Commentary: Giving Amateurs Their Due
09 Dec 2005
see also: The Walker Cup, Royal Liverpool Golf Club


Courtesy of The Wire - learn more>

Once upon a time members of the U.S. Walker Cup team received an invitation to the Masters, which was not only a nice gesture from that "little ol' toonamint" in Augusta, Ga., but also proper recognition (initiated by the ultimate amateur, tournament founder Bob Jones) in an age when many amateur players were on nearly equal footing with their professional peers.

Take, for instance, the 1959 squad that made its way to Augusta National Golf Club, which turned out to include quite a sparkling array of talented players. Among them: E. Harvie Ward, Billy Joe Patton and Deane Beman, who, of course, went on to serve as commissioner of the PGA Tour, plus a couple of men who became Masters champions - Tommy Aaron and Jack Nicklaus.

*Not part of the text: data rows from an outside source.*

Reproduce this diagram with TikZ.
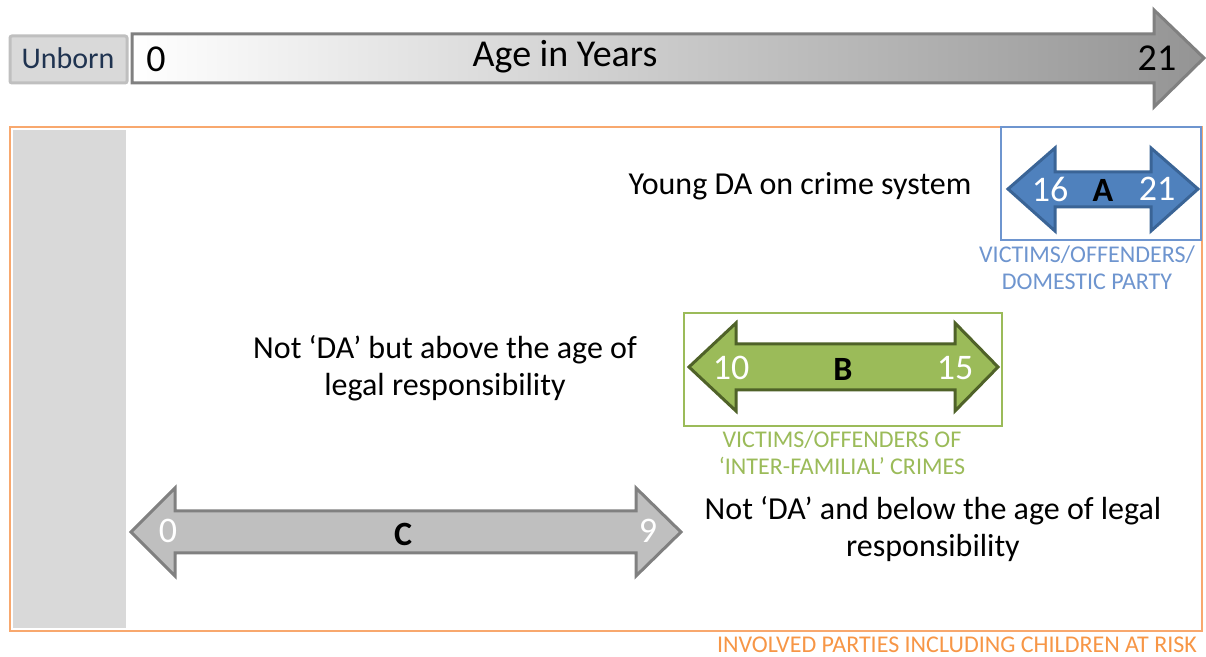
\documentclass[tikz,border=0pt]{standalone}
\usepackage{fontspec}
\setmainfont{Carlito}
\definecolor{orng}{HTML}{F8A86E}
\definecolor{orngtxt}{HTML}{F79646}
\definecolor{blfill}{HTML}{4F81BD}
\definecolor{bldraw}{HTML}{3A6496}
\definecolor{bltxt}{HTML}{6E95CF}
\definecolor{grfill}{HTML}{9BBB59}
\definecolor{grdraw}{HTML}{4F6228}
\definecolor{grtxt}{HTML}{9BBB59}
\definecolor{unbtxt}{HTML}{1F3350}
\tikzset{
  lbl/.style={font=\fontsize{16}{18.5}\selectfont, align=center},
  captxt/.style={font=\fontsize{12}{13.5}\selectfont, align=center},
  num/.style={font=\fontsize{18}{20}\selectfont, white},
  letter/.style={font=\fontsize{17}{19}\selectfont\bfseries, black}
}
\begin{document}
\begin{tikzpicture}[x=0.5pt,y=-0.5pt]
\useasboundingbox (0,0) rectangle (1206,657);
\fill [white] (0,0) rectangle (1206,657);
% age line
\draw [rounded corners=1pt, fill=black!15, draw=black!25, line width=1.5pt] (10,36) rectangle (127,83);
\node (unborn) at (68,58) {\fontsize{15}{17}\selectfont\color{unbtxt}Unborn};
\shade [left color=white, right color=black!42, draw=black!50, line width=1.5pt, line join=miter]
  (132,34) -- (1154,34) -- (1154,10) -- (1204,58) -- (1154,107) -- (1154,83) -- (132,83) -- cycle;
\node (zero) at (156,59) {\fontsize{19}{22}\selectfont 0};
\node (age) at (565,57) {\fontsize{19}{22}\selectfont Age in Years};
\node (top21) at (1157,58) {\fontsize{19}{22}\selectfont 21};
% frame
\draw [orng, line width=1pt] (10,127) rectangle (1202,631);
\fill [black!15] (13,130) rectangle (126,628);
\node [anchor=east, text=orngtxt, captxt] (involved) at (1204,645) {INVOLVED PARTIES INCLUDING CHILDREN AT RISK};
% A
\draw [bltxt, line width=0.6pt] (1001,127) rectangle (1201,240);
\draw [fill=blfill, draw=bldraw, line width=1.5pt, line join=miter]
  (1008,189) -- (1055,148) -- (1055,172) -- (1151,172) -- (1151,148) -- (1198,189)
  -- (1151,231) -- (1151,207) -- (1055,207) -- (1055,231) -- cycle;
\node [num] (a16) at (1050,189) {16};
\node [letter] (a) at (1103,190) {A};
\node [num] (a21) at (1157,189) {21};
\node [captxt, text=bltxt] (capa) at (1087,268) {VICTIMS/OFFENDERS/\\DOMESTIC PARTY};
\node [lbl] (young) at (800,186) {Young DA on crime system};
% B
\draw [grtxt, line width=0.6pt] (684,313) rectangle (1002,426);
\draw [fill=grfill, draw=grdraw, line width=1.5pt, line join=miter]
  (689,367) -- (736,323) -- (736,344) -- (955,344) -- (955,323) -- (998,367)
  -- (955,411) -- (955,390) -- (736,390) -- (736,411) -- cycle;
\node [num] (b10) at (731,368) {10};
\node [letter] (b) at (843,369) {B};
\node [num] (b15) at (955,368) {15};
\node [captxt, text=grtxt] (capb) at (842,453) {VICTIMS/OFFENDERS OF\\‘INTER-FAMILIAL’ CRIMES};
\node [lbl] (above) at (445,368) {Not ‘DA’ but above the age of\\legal responsibility};
% C
\draw [fill=black!25, draw=black!50, line width=1.5pt, line join=miter]
  (131,532) -- (175,488) -- (175,511) -- (636,511) -- (636,488) -- (681,532)
  -- (636,576) -- (636,553) -- (175,553) -- (175,576) -- cycle;
\node [num] (c0) at (168,531) {0};
\node [letter] (c) at (403,534) {C};
\node [num] (c9) at (648,531) {9};
\node [lbl] (below) at (933,529) {Not ‘DA’ and below the age of legal\\responsibility};
\end{tikzpicture}
\end{document}
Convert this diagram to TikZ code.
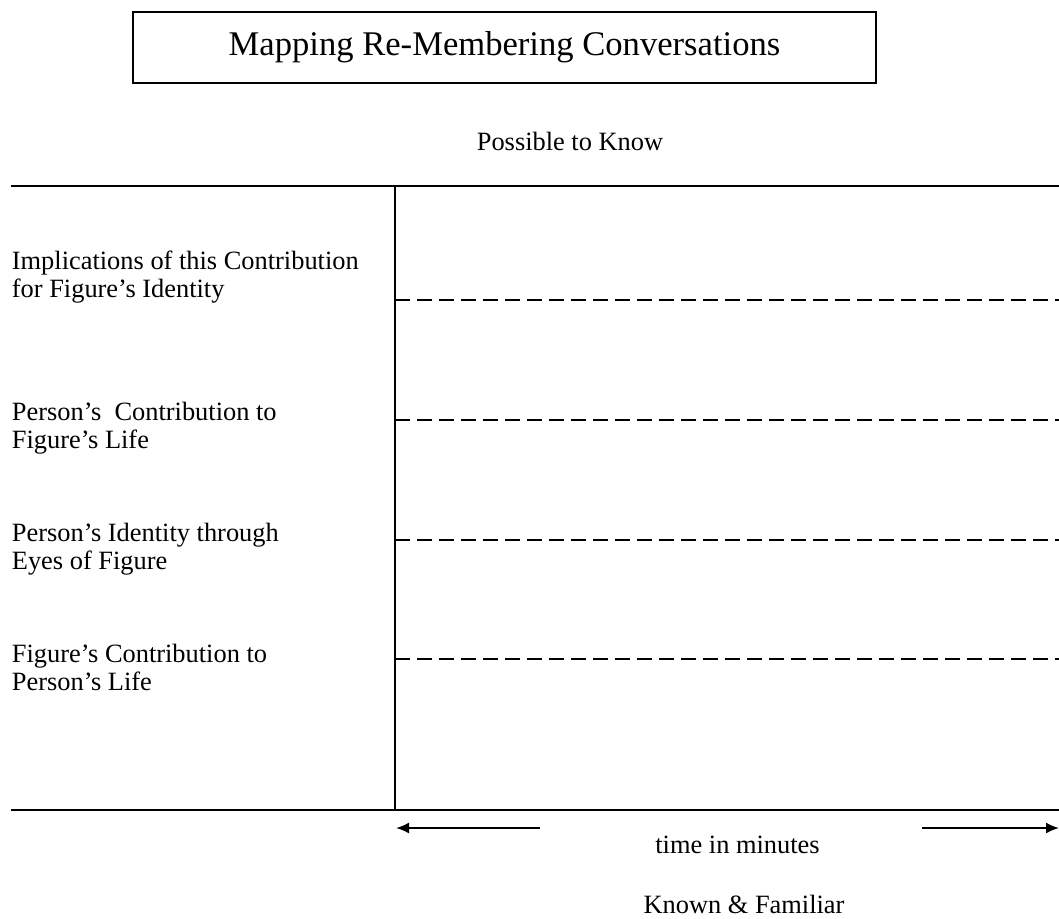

Such recognition today would seem anachronistic in an age when practically every decision in the sports world revolves around earnings, potential earnings or, for those who retain their amateur status beyond one or two significant achievements, potential earnings forfeited. (If we're not talking about what athletes make, we like to talk about what they're not making.) But, perhaps, it's time to consider ancillary perks for the nation's best amateurs.

Here's one idea: award Walker Cuppers a spot in the second stage of the PGA Tour Qualifying Tournament. The most recent Q-School results indicate that such a benefit would be warranted. The medalist in the six-day tournament was John B. Holmes, the Kentucky standout and Walker Cup member. Jeff Overton and Nicholas Thompson, teammates of Holmes on this year's winning U.S. team, also made it through the grueling test to earn a Tour card.

Clearly, these guys can play. Why not help them move along a bit faster?

Here's another idea. Grant Walker Cup players seven exemptions on the Nationwide Tour in the first full season after they have been a professional golfer for one year. If they play on more than one team, grant them seven for each tour of duty, if they need it.

While these ideas seem like merely passing out favors for those who already enjoy the honor of playing for their country, they also serve a larger purpose. They might ensure that some of our best players take time to develop by staying amateurs longer. By remaining in the amateur ranks an extra year or two, they might elevate the status of the amateur ranks and return it to a more rightful level in the golf spectrum.

Were he around now, Bobby Jones sure wouldn't have a problem with that.

ABOUT THE The Walker Cup

The Walker Cup Match is a biennial 10-man amateur team competition between the USA and a team composed of players from Great Britain and Ireland and selected by The R&A. It is played over two days with 18 singles matches and eight foursomes (alternate-shot) matches.

The first United States Walker Cup Team, which in 1922 defeated the GB&I side, 8-4, at the National Golf Links of America, is considered among the best teams ever and included Francis Ouimet, Bob Jones, Charles “Chick” Evans and Jess Sweetser. Many of the game’s greatest players have taken part in Walker Cup competition, including U.S. Open champions Jack Nicklaus, Tiger Woods and Jordan Spieth for the USA and Graeme McDowell, Rory McIlroy and Justin Rose for Great Britain and Ireland.